The policy also stood out on Wall Street because it was more equal than the primary-caregiver and secondary-caregiver model common at several large peers. At the time, rivals including JPMorgan Chase, Citigroup, Wells Fargo, and Morgan Stanley generally offered 16 weeks to primary caregivers and less to secondary caregivers. Goldman instead gave the same 20 weeks to all new parents, a structure that reduced the stigma around who is “really” entitled to step away.

What Goldman is really saying about retention

Goldman has said its benefits changes were shaped by employee feedback, and David Solomon framed the broader goal as helping people balance careers with starting, growing, and supporting a family. That language matters because it moves parental support from compliance toward retention and performance.

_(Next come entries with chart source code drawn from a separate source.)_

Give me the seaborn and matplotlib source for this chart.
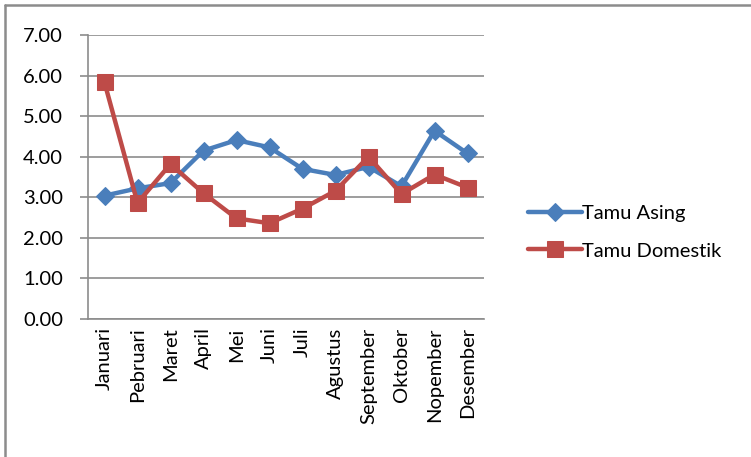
import numpy as np
import pandas as pd
import matplotlib
matplotlib.use("Agg")
import matplotlib.pyplot as plt
import seaborn as sns
from matplotlib.lines import Line2D

# --- Data ---
bulan = ['Januari', 'Pebruari', 'Maret', 'April', 'Mei', 'Juni', 'Juli',
         'Agustus', 'September', 'Oktober', 'Nopember', 'Desember']
tamu_asing = [3.04, 3.22, 3.35, 4.15, 4.41, 4.23, 3.70, 3.55, 3.75, 3.27, 4.64, 4.08]
tamu_domestik = [5.83, 2.86, 3.82, 3.10, 2.48, 2.36, 2.72, 3.16, 4.00, 3.08, 3.56, 3.24]
y_ticks = [0, 1, 2, 3, 4, 5, 6, 7]

df = pd.DataFrame({'Bulan': bulan * 2,
                   'Nilai': tamu_asing + tamu_domestik,
                   'Seri': ['Tamu Asing'] * 12 + ['Tamu Domestik'] * 12})
df['pos'] = list(range(12)) * 2

sns.set_theme(style='white')
plt.rcParams['font.family'] = ['Lato', 'DejaVu Sans']
FS = 14.5

fig = plt.figure(figsize=(7.51, 4.57), dpi=100)
ax = fig.add_axes([88 / 751, 1 - 319 / 457, (484 - 88) / 751, (319 - 35) / 457])

colors = {'Tamu Asing': '#4A7EBB', 'Tamu Domestik': '#BE4B48'}
markers = {'Tamu Asing': 'D', 'Tamu Domestik': 's'}
sizes = {'Tamu Asing': 9, 'Tamu Domestik': 12}

for seri in ['Tamu Asing', 'Tamu Domestik']:
    sub = df[df['Seri'] == seri]
    sns.lineplot(data=sub, x='pos', y='Nilai', ax=ax, color=colors[seri],
                 marker=markers[seri], markersize=sizes[seri], linewidth=3.2,
                 markeredgecolor=colors[seri], label=seri, sort=False)

ax.set_xlim(-0.5, 11.5)
ax.set_ylim(0, 7)
ax.set_yticks(y_ticks)
ax.set_yticklabels([f'{v:.2f}' for v in y_ticks], fontsize=FS, color='black')
ax.yaxis.grid(True, color='#8C8C8C', linewidth=1.2)
ax.set_axisbelow(True)

# category labels at centres, tick marks at boundaries
ax.set_xticks(range(12))
ax.set_xticklabels(bulan, rotation=90, fontsize=FS, color='black')
ax.set_xticks(np.arange(-0.5, 12, 1), minor=True)
ax.tick_params(axis='x', which='major', length=0, pad=6)
ax.tick_params(axis='x', which='minor', length=6, color='#8C8C8C', width=1.2, direction='out')
ax.tick_params(axis='y', length=6, color='#8C8C8C', width=1.2, direction='out', pad=12, left=True)
ax.set_xlabel('')
ax.set_ylabel('')

for s in ['top', 'right']:
    ax.spines[s].set_visible(False)
for s in ['left', 'bottom']:
    ax.spines[s].set_color('#8C8C8C')
    ax.spines[s].set_linewidth(1.2)

leg = ax.legend(loc='center left', bbox_to_anchor=(1.065, 0.305), frameon=False,
                fontsize=FS, handlelength=2.7, handletextpad=0.0, labelspacing=1.0)
for t in leg.get_texts():
    t.set_color('black')

# outer chart frame (left and top edges)
fig.add_artist(Line2D([5 / 751, 5 / 751], [0, 1 - 5 / 457], transform=fig.transFigure,
                      color='#8C8C8C', linewidth=1.8))
fig.add_artist(Line2D([5 / 751, 1], [1 - 5 / 457, 1 - 5 / 457], transform=fig.transFigure,
                      color='#8C8C8C', linewidth=1.8))

fig.savefig('out.png', dpi=100)
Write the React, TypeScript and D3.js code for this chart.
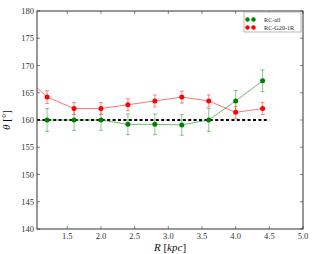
import React, { useEffect, useRef } from 'react';
import * as d3 from 'd3';

const radii = [0.8, 1.2, 1.6, 2.0, 2.4, 2.8, 3.2, 3.6, 4.0, 4.4];
const rcAll = [159.7, 160.0, 160.0, 160.0, 159.2, 159.2, 159.1, 160.0, 163.5, 167.2];
const rcAllErr = [2.0, 2.1, 1.9, 1.9, 1.9, 1.9, 1.9, 2.1, 1.9, 2.0];
const rcG20 = [168.8, 164.2, 162.1, 162.1, 162.8, 163.5, 164.2, 163.5, 161.4, 162.1];
const rcG20Err = [1.1, 1.15, 1.1, 1.1, 1.1, 1.1, 1.1, 1.1, 1.1, 1.1];
const xTicks = [1.5, 2.0, 2.5, 3.0, 3.5, 4.0, 4.5, 5.0];
const yTicks = [140, 145, 150, 155, 160, 165, 170, 175, 180];
const refAngle = 160;
const refRange = [1.05, 4.5];

const series = [
  { name: 'RC-all', values: rcAll, errs: rcAllErr, color: 'green' },
  { name: 'RC-G20-1R', values: rcG20, errs: rcG20Err, color: 'red' },
];

const App = () => {
  const svgRef = useRef(null);

  useEffect(() => {
    if (!svgRef.current) return;
    const margin = { top: 11, right: 13, bottom: 25, left: 37 };
    const width = 316 - margin.left - margin.right;
    const height = 254 - margin.top - margin.bottom;

    const root = d3.select(svgRef.current);
    root.selectAll('*').remove();
    const svg = root
      .append('g')
      .attr('transform', `translate(${margin.left},${margin.top})`);

    const x = d3.scaleLinear().domain([1.05, 5.0]).range([0, width]);
    const y = d3.scaleLinear().domain([140, 180]).range([height, 0]);
    const font = "'Liberation Serif', 'DejaVu Serif', serif";

    svg
      .append('clipPath')
      .attr('id', 'plot-clip')
      .append('rect')
      .attr('width', width)
      .attr('height', height);

    const plot = svg.append('g').attr('clip-path', 'url(#plot-clip)');

    // reference line
    plot
      .append('line')
      .attr('x1', x(refRange[0]))
      .attr('x2', x(refRange[1]))
      .attr('y1', y(refAngle))
      .attr('y2', y(refAngle))
      .attr('stroke', '#000')
      .attr('stroke-width', 2.2)
      .attr('stroke-dasharray', '3,2.4');

    const line = d3
      .line<number>()
      .x((d, i) => x(radii[i]))
      .y((d) => y(d));

    series.forEach((s) => {
      plot
        .append('path')
        .datum(s.values)
        .attr('d', line)
        .attr('fill', 'none')
        .attr('stroke', s.color)
        .attr('stroke-opacity', 0.55)
        .attr('stroke-width', 1);

      s.values.forEach((v, i) => {
        const cx = x(radii[i]);
        plot
          .append('line')
          .attr('x1', cx)
          .attr('x2', cx)
          .attr('y1', y(v - s.errs[i]))
          .attr('y2', y(v + s.errs[i]))
          .attr('stroke', s.color)
          .attr('stroke-opacity', 0.45)
          .attr('stroke-width', 1);
        [-1, 1].forEach((k) => {
          plot
            .append('line')
            .attr('x1', cx - 2)
            .attr('x2', cx + 2)
            .attr('y1', y(v + k * s.errs[i]))
            .attr('y2', y(v + k * s.errs[i]))
            .attr('stroke', s.color)
            .attr('stroke-opacity', 0.45)
            .attr('stroke-width', 1);
        });
        plot
          .append('circle')
          .attr('cx', cx)
          .attr('cy', y(v))
          .attr('r', 2.5)
          .attr('fill', s.color);
      });
    });

    // frame
    svg
      .append('rect')
      .attr('width', width)
      .attr('height', height)
      .attr('fill', 'none')
      .attr('stroke', '#333')
      .attr('stroke-width', 1);

    // ticks
    xTicks.forEach((t) => {
      svg
        .append('line')
        .attr('x1', x(t))
        .attr('x2', x(t))
        .attr('y1', height)
        .attr('y2', height - 3)
        .attr('stroke', '#333')
        .attr('stroke-width', 0.6);
      svg
        .append('line')
        .attr('x1', x(t))
        .attr('x2', x(t))
        .attr('y1', 0)
        .attr('y2', 3)
        .attr('stroke', '#333')
        .attr('stroke-width', 0.6);
      svg
        .append('text')
        .attr('x', x(t))
        .attr('y', height + 10)
        .attr('text-anchor', 'middle')
        .attr('font-family', font)
        .attr('font-size', 8.5)
        .attr('fill', '#333')
        .text(t.toFixed(1));
    });

    yTicks.forEach((t) => {
      svg
        .append('line')
        .attr('x1', 0)
        .attr('x2', 3)
        .attr('y1', y(t))
        .attr('y2', y(t))
        .attr('stroke', '#333')
        .attr('stroke-width', 0.6);
      svg
        .append('line')
        .attr('x1', width)
        .attr('x2', width - 3)
        .attr('y1', y(t))
        .attr('y2', y(t))
        .attr('stroke', '#333')
        .attr('stroke-width', 0.6);
      svg
        .append('text')
        .attr('x', -3)
        .attr('y', y(t) + 3)
        .attr('text-anchor', 'end')
        .attr('font-family', font)
        .attr('font-size', 8.5)
        .attr('fill', '#333')
        .text(t.toFixed(0));
    });

    // axis labels
    const xl = svg
      .append('text')
      .attr('x', width / 2)
      .attr('y', height + 22)
      .attr('text-anchor', 'middle')
      .attr('font-family', font)
      .attr('font-size', 11)
      .attr('fill', '#111');
    xl.append('tspan').attr('font-style', 'italic').text('R');
    xl.append('tspan').text(' [');
    xl.append('tspan').attr('font-style', 'italic').text('kpc');
    xl.append('tspan').text(']');

    const yl = svg
      .append('text')
      .attr('transform', `translate(${-27},${height / 2}) rotate(-90)`)
      .attr('text-anchor', 'middle')
      .attr('font-family', font)
      .attr('font-size', 11)
      .attr('fill', '#111');
    yl.append('tspan').attr('font-style', 'italic').text('θ');
    yl.append('tspan').text(' [°]');

    // legend
    const lg = svg.append('g').attr('transform', `translate(${width - 59},1)`);
    lg.append('rect')
      .attr('width', 57)
      .attr('height', 20)
      .attr('fill', '#fff')
      .attr('stroke', '#999')
      .attr('stroke-width', 0.7);
    series.forEach((s, i) => {
      const ly = 7.5 + i * 8;
      [3.5, 9.5].forEach((mx) => {
        lg.append('circle')
          .attr('cx', mx)
          .attr('cy', ly)
          .attr('r', 2.2)
          .attr('fill', s.color);
      });
      lg.append('text')
        .attr('x', 20)
        .attr('y', ly + 2)
        .attr('font-family', font)
        .attr('font-size', 6.2)
        .attr('fill', '#222')
        .text(s.name);
    });

    return () => {
      root.selectAll('*').remove();
    };
  }, []);

  return (
    <svg
      ref={svgRef}
      width={316}
      height={254}
      style={{ position: 'absolute', left: 0, top: 0, background: '#fff' }}
    />
  );
};

export default App;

For Goldman employees, the real question is not whether the policy sounds generous. It is whether the firm can make parenthood less career-limiting at the moments that matter most: the leave itself, the handoff back into the seat, and the manager behavior that determines whether someone feels supported or sidelined. If Goldman gets that right, parental support stops being a perk and becomes part of how the firm keeps talent through the years when careers and families overlap most intensely.